¿Educación para todos?
José Joaquín Brunner, El Mercurio, 15 de abril de 2012
Quienes nacieron en la época en que el acceso a la universidad era una experiencia de élite (…) tienen dificultad para aceptar la masificación de esa experiencia.
A lo largo de la historia, los procesos de masificación educacional han sido rechazados o resistidos por quienes gozan de un alto estatus cultural. Utilizan para ello una batería argumental cuya lógica posee un inconfundible sello estamental (aristocratizante).
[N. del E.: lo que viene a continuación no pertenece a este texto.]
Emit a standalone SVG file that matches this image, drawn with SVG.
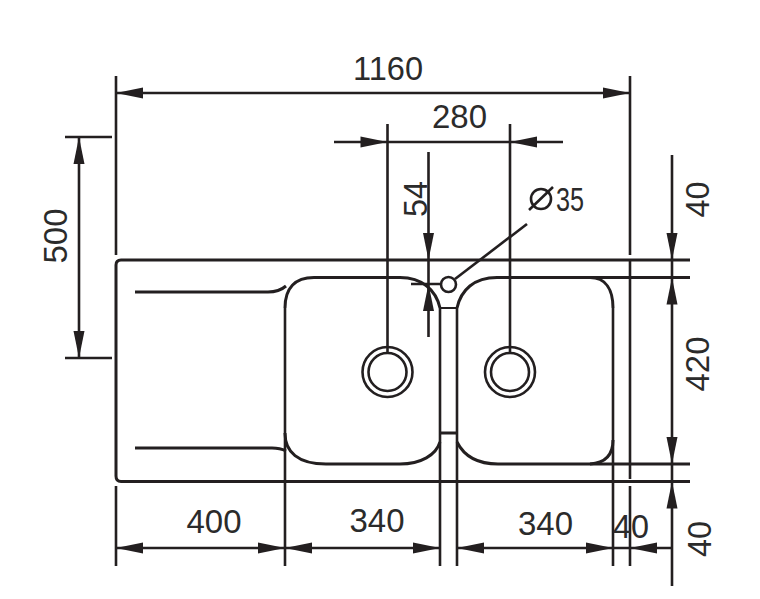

Una expresión paradigmática se encuentra en el alegato realizado por un diputado tory ante la Cámara de los Comunes, en1807.
Sostenía él que por aparentemente plausible que aparezca la idea de extender la educación (elemental) a la clase laboriosa de los pobres, en la práctica acarrearía consecuencias negativas para ellos y la sociedad: les enseñaría a despreciar su posición en la vida en vez de hacerlos buenos servidores en la agricultura y otras ocupaciones productivas; en vez de inculcarles la virtud de la subordinación, los convertiría en rebeldes y refractarios; los habilitaría para leer “panfletos sediciosos, libros viciosos y publicaciones contrarias al cristianismo”, y los volvería insolentes con sus superiores, obligando al legislador a dirigir “el vigoroso brazo del poder” precisamente contra aquellos que se buscaba beneficiar.
Así, la educación masiva, universal, terminaba perjudicando la moral y felicidad de los pobres.
Argumentos similares fueron esgrimidos en Chile por los grupos conservadores contra liberales, laicos y radicales, durante la larga tramitación de la ley de instrucción primaria obligatoria a comienzos del siglo XX. Sostuvieron que no era necesario y que carecía de sentido incluir a todos en la cultura escolarizada. Que los padres debían decidir si mandar o no a sus hijas e hijos al colegio. Que enviarlos compulsivamente provocaría un exceso de jóvenes educados; la economía no podría absorber tal masa (semi)ilustrada. Al fin, se extendería el descontento y la lucha de clases y, con ello, la necesidad de la represión.
Hoy vemos que, de manera más sofisticada y tecnocrática y con un sesgo menos clasista, similares elementos vuelven a invocarse para contener y oponerse a la universalización de la educación terciaria. Quienes nacieron en la época en que el acceso a la universidad era una experiencia de élite, reservada a una minoría selecta -los herederos de la alta cultura los llama Bourdieu-, tienen dificultad para aceptar la masificación de esa experiencia y su progresiva desacralización y pérdida de efecto carismático. De allí, asimismo, su fascinación con universidades de nicho, altamente selectivas, situadas en los jardines del contrafuerte cordillerano, o con universidades mayores, pero igualmente selectivas a las cuales sólo acceden “los mejores y más brillantes” de cada generación. Universidades, por ende, portadoras de alguna distinción: de clase, mérito, sentido misional, sensibilidad estética, espíritu aristocrático o membresía en redes de élite.
Al contrario, la educación terciaria masiva es cualquier cosa, menos distinguida. Es numerosa, variopinta, sin drama, vulgar, hermana de la televisión abierta, cortada a la altura del “hombre medio”, como lo llamó Ortega y Gasset. No es portadora de señas de prestigio, carece de estilo, no se sujeta al canon de los grandes libros, es francamente utilitaria, atiende una demanda masiva; incluso suele acusársele de ser mesocráticamente “siútica”, como cuando se viste o viste a sus graduados de toga y birrete.
Contra ella, ¿qué se argumenta? Que produce un exceso de técnicos y profesionales (semi)cultos. Que los prepara para un mercado ocupacional ya saturado. Que forma un ejército potencial de desempleados. Que rebaja el estatus de las grandes profesiones. Que deteriora la calidad de los estudios superiores y condena a numerosos graduados a obtener un retorno negativo para su inversión educacional. ¡ Nihil novum… !
El error conservador reside en creer que la educación no tiene que ver con la dignidad de las personas, su identidad personal y proyectos, sino sólo con el homo economicus y la rentabilidad de sus inversiones. En confundir lo que es un derecho con una mera utilidad. En estimar que la alta cultura vale más por excluir que por ser inclusiva. Y que las masas, el hombre medio, debieran contentarse con una educación secundaria o capacitación laboral, sin aspirar a aquello que estaría por encima de sus posibilidades.
“El error conservador reside en creer que la educación no tiene que ver con la dignidad de las personas, su identidad personal y proyectos, sino sólo con el homo economicus y la rentabilidad de sus inversiones”.